Как и Сен-Мар, госпожа д’Анкр в свое время тоже предала свою «простодушную» юность, поддалась искушению богатства и влияния; пылкая, любящая и добрая итальянка Леонора Галигаи стала «супругой маршала», властолюбивой фавориткой при французском дворе, и Виньи последовательно обыгрывает психологически эти две ипостаси образа. Чувствуя, что над нею и ее мужем сгущаются тучи, г-жа д’Анкр просит его умерить свои притязания, свою жадность, не искушать судьбу; но он вырывает у нее очередную уступку, играя на ее материнских чувствах, убеждая ее, что они тем вернее обеспечат будущее своих детей; когда он восхищается ее решимостью — ведь она только что так колебалась! — он слышит в ответ: «Дрожала Леонора Галигаи; супруга маршала д’Анкра чужда колебаний». Игра повторяется в конце драмы. Уже арестованная, уже обвиненная в тяжких преступлениях, в том числе и в колдовстве, г-жа д’Анкр просит де Люина, своего главного врага, позволить ей еще раз увидеться с детьми, обещая взамен сознаться во всех возводимых на нее обвинениях; она предлагает это как откровенную сделку, тем самым давая ему понять, что никакой естественной человечности она от него не ожидает, да и не хочет ожидать. Де Люин, уязвленный и взбешенный этой невозмутимой гордыней, устраивает ей свидание с детьми, нс превращает его в иезуитски-утонченную пытку. Она выдерживает ее с тем же «дерзким хладнокровием», только тайно берет с сына клятву отомстить — и еще, «понижая голос», просит его помолиться за нее, ибо она собирается умереть с ложью на устах. Это все говорит мать, жена, богобоязненная итальянка Леонора Гали-гаи; а вслед за этим она («громко», как гласит ремарка) признает себя виновной в оскорблении величества, святотатстве и колдовстве — и это уже говорит «неколебимая», гордая «супруга маршала». Она выполняет условия сделки и, таким образом, сама — она сама, а не Люин! — приговаривает себя к костру. Она торжествует над своим врагом.

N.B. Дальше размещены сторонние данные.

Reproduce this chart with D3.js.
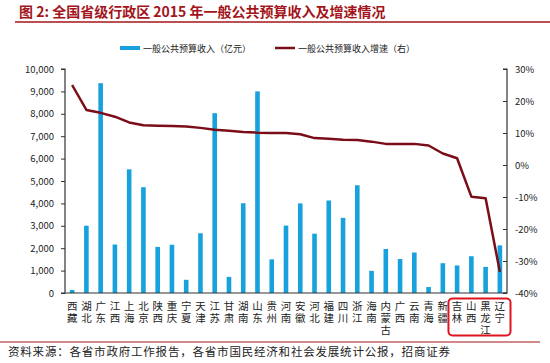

Знаменитую романтическую поэтику контрастов Виньи стремится оживить, расшатывая ее ожесточенный схематизм, смягчая ее «неистовость». В г-же д’Анкр эти две ипостаси не воюют друг с другом, а как бы дополняют одна другую: перед нами душа не раздираемая противоречивыми страстями, а вибрирующая, переливающаяся оттенками чувства. Гордость и властность «маршаль-ши» коренятся и в ее «итальянском» характере, они не только следствие ее высокого положения, но и оружие, которым Леонора Га-лигаи, презираемая и ненавидимая здесь «чужачка», «выскочка», обороняется от своих врагов. С другой стороны, Леонора Галигаи, любящая своих детей и раздающая деньги парижской бедноте, не перестает быть «маршальшей», обеспечивающей детей богатством и подкупающая народ на случай, если понадобится его поддержка. Искренность живет в ней рядом с расчетливостью, мечта об «Италии, мире, покое» — рядом с тщеславным упоением своей властью здесь, в Париже. Сама проблема сердечного выбора героини лишена в драме категорической однозначности — Леонора сохранила в своем сердце любовь к Борджа, но она знает и свой долг по отношению к мужу, отцу своих детей, даже если он ничтожный и лживый Кончини; она чувствует себя обязанной быть с ним заодно, ибо ее гордость не позволит ей быть трусливой предательницей по отношению к человеку, с которым ее связывает общая судьба и вина. Надо было обладать немалым психологическим чутьем и художественным тактом, чтобы создать такой образ.